Parution : imagine… 65, Sainte-Foy, 1993, p. 11-59.
Guy Bouchard examine l’ensemble des documents – commentaires critiques ou articles théoriques parus dans les journaux, périodiques ou livres – publiés au Québec de 1960 à 1984 qui traitent de la science-fiction en général et de la SFQ en particulier. Il divise cette enquête minutieuse en cinq périodes de cinq ans, la majeure partie des 226 documents d’intérêt génologique (60,17 %) étant concentrée dans la dernière période (1980-1984). Il note que les préoccupations pour la théorie pure ne débutent qu’au cours de la période 1975-1979, tout comme l’évocation d’une éventuelle SFQ. Est-ce que cette prise de conscience correspond pour autant à la naissance de la SFQ ? Les opinions divergent à ce sujet, certains commentateurs faisant remonter son origine à la fin du XIXe siècle avec la parution de Pour la patrie de Jules-Paul Tardivel, d’autres à la création de Requiem/Solaris en 1974, d’autres encore au début des années 1980.
De même, l’origine de la science-fiction comme telle oppose les tenants de l’ancienneté du genre et les adeptes de la modernité, rangés respectivement derrière L’Épopée de Gilgamesh (époque sumérienne) et Frankenstein (1818) de Mary Shelley. Bouchard ne prend pas parti mais invite cependant les chercheurs à considérer la littérature populaire en fascicules qui foisonne au Québec entre 1941 et 1968 – qui comprend des séries présentant des enclaves expressément science-fictionnelles – et la science-fiction pour jeunes avant de conclure hâtivement à la naissance de la SFQ au milieu des années 1970. Il y a une différence, suggère-t-il, entre prendre conscience de son existence et l’acte de naître.

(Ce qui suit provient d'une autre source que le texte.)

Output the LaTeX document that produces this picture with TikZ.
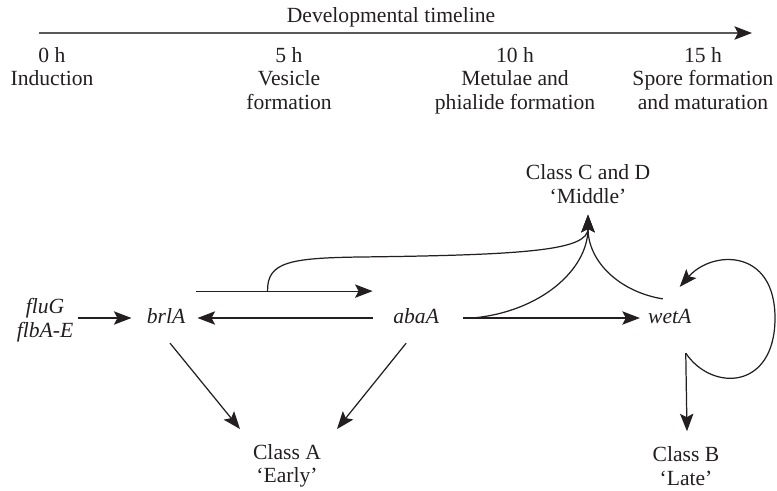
\documentclass[tikz,border=0pt]{standalone}
\usepackage{fontspec}
\setmainfont{Liberation Serif}
\usetikzlibrary{arrows.meta,positioning,calc}

\definecolor{ink}{RGB}{35,31,32}

\begin{document}
\begin{tikzpicture}[
    x=0.02cm, y=-0.02cm,
    font=\fontsize{12.3}{13.4}\selectfont,
    every node/.style={text=ink},
    gene/.style={font=\fontsize{12.3}{13.4}\selectfont\itshape, inner sep=0pt, text height=8pt, text depth=2pt},
    regulators/.style={font=\fontsize{12.3}{13.4}\selectfont\itshape, inner sep=0pt, align=center},
    stage/.style={align=center, inner sep=0pt, anchor=north},
    target/.style={align=center, inner sep=0pt},
    arrow/.style={-{Stealth[length=10pt, width=7.6pt, inset=2pt]}, line width=0.7pt, draw=ink},
    timeline/.style={-{Stealth[length=10pt, width=7.6pt, inset=2pt, color=ink]}, line width=1pt, draw=black!65}
]
    \useasboundingbox (0,0) rectangle (777,490);

    % Time axis
    \coordinate (tl start) at (39,33);
    \coordinate (tl end) at (752,33);
    \draw[timeline] (tl start) -- (tl end);
    \node (tltitle) at (391,17) {Developmental timeline};

    % Stages along the axis
    \node[stage] (t0) at (52,47) {0 h\\Induction};
    \node[stage] (t5) at (289,47) {5 h\\Vesicle\\formation};
    \node[stage] (t10) at (515,47) {10 h\\Metulae and\\phialide formation};
    \node[stage] (t15) at (703,47) {15 h\\Spore formation\\and maturation};

    % Central regulatory genes
    \node[gene] (brlA) at (166,318) {brlA};
    \node[gene, right=4.15cm of brlA] (abaA) {abaA};
    \node[gene, right=4.17cm of abaA] (wetA) {wetA};
    \node[regulators] (regs) at (45,320) {fluG\\flbA-E};

    % Target gene classes
    \node[target] (classA) at (287,466) {Class A\\`Early'};
    \node[target] (classB) at (686,466) {Class B\\`Late'};
    \node[target] (classC) at (588,184) {Class C and D\\`Middle'};

    % Branch points
    \coordinate (fork) at ($(brlA.east)+(82,-27)$);
    \coordinate (branch) at ($(abaA.east)+(33,0)$);
    \coordinate (ctip) at ($(classC.south)+(0,11)$);
    \coordinate (wetfoot) at ($(wetA.south)+(16,26)$);
    \coordinate (wetback) at ($(wetA.north east)+(-12,-22)$);
    \coordinate (wettop) at ($(wetA.north west)+(15,-10)$);

    % Main cascade
    \draw[arrow, shorten <=2.5pt, shorten >=8.5pt] (regs.east |- brlA) -- (brlA.west);
    \draw[arrow, shorten <=6.2pt, shorten >=11.6pt] ([yshift=15.3pt]brlA.east) -- ([yshift=15.3pt]abaA.west);
    \draw[arrow, shorten <=11.3pt, shorten >=6.8pt] (abaA.west) -- (brlA.east);
    \draw[arrow, shorten <=13.3pt, shorten >=4.5pt] (abaA.east) -- (wetA.west);

    % Middle genes
    \draw[arrow] (fork) .. controls (267,262) and (290,258) .. (360,257) .. controls (530,255) and (588,250) .. (ctip);
    \draw[arrow] (branch) .. controls (540,312) and (588,270) .. (ctip);
    \draw[arrow] (wettop) .. controls (620,292) and (588,262) .. (ctip);

    % Early genes
    \draw[arrow] ($(brlA.south)+(4,16)$) -- ($(classA.north)+(-47,-15)$);
    \draw[arrow] ($(abaA.south)+(-10,16)$) -- ($(classA.north)+(50,-15)$);

    % Late genes and wetA feedback
    \draw[arrow] (wetfoot) -- ($(classB.north)+(1,-15)$);
    \draw[arrow] (wetfoot) .. controls (712,392) and (775,390) .. (775,318) .. controls (775,248) and (712,250) .. (wetback);

\end{tikzpicture}
\end{document}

Outre la question de l’origine du genre au Québec, l’essayiste passe en revue les définitions de la science-fiction qui ont été proposées au fil des ans par de nombreux commentateurs et par quelques universitaires ou théoriciens de la littérature. Les principaux intervenants qui ont tenté de cerner le genre, soit par des définitions internes, soit par comparaison, sont Jean-Marc Gouanvic, Darko Suvin, Élisabeth Vonarburg, Guy Bouchard, Gilbert Maggi et Marc-André Brie. Bouchard synthétise leurs propos, expose la concordance ou la divergence de vue entre leurs différentes définitions, voire leur incompatibilité, et fait ressortir les apories qui invalident certaines propositions.
Au terme de l’exercice surnage un certain nombre de concepts ou de sèmes susceptibles de servir de fondement au genre, soit la conjecture rationnelle, la distanciation cognitive, la poétique de l’altérité, l’anticipation et la technologie. Au passage, l’essayiste considère, à travers le discours des divers spécialistes, les rapports qu’entretient la science-fiction avec d’autres formes romanesques non réalistes comme le fantastique, l’utopie, l’uchronie, l’opéra galactique, le mythe, l’heroic fantasy. Ainsi, pour les uns, la science-fiction est née de l’utopie tandis que pour d’autres, l’utopie est le « sous-genre socio-politique de la science-fiction ». Bref, Guy Bouchard conclut qu’il est présomptueux de proposer une définition claire et concise de la science-fiction qui tient compte de tous les sous-genres que le terme « science-fiction » recouvre, d’autant plus que l’hybridation des genres complique la situation.
Source : Janelle, Claude, L'ASFFQ 1993, Alire, p. 212-213.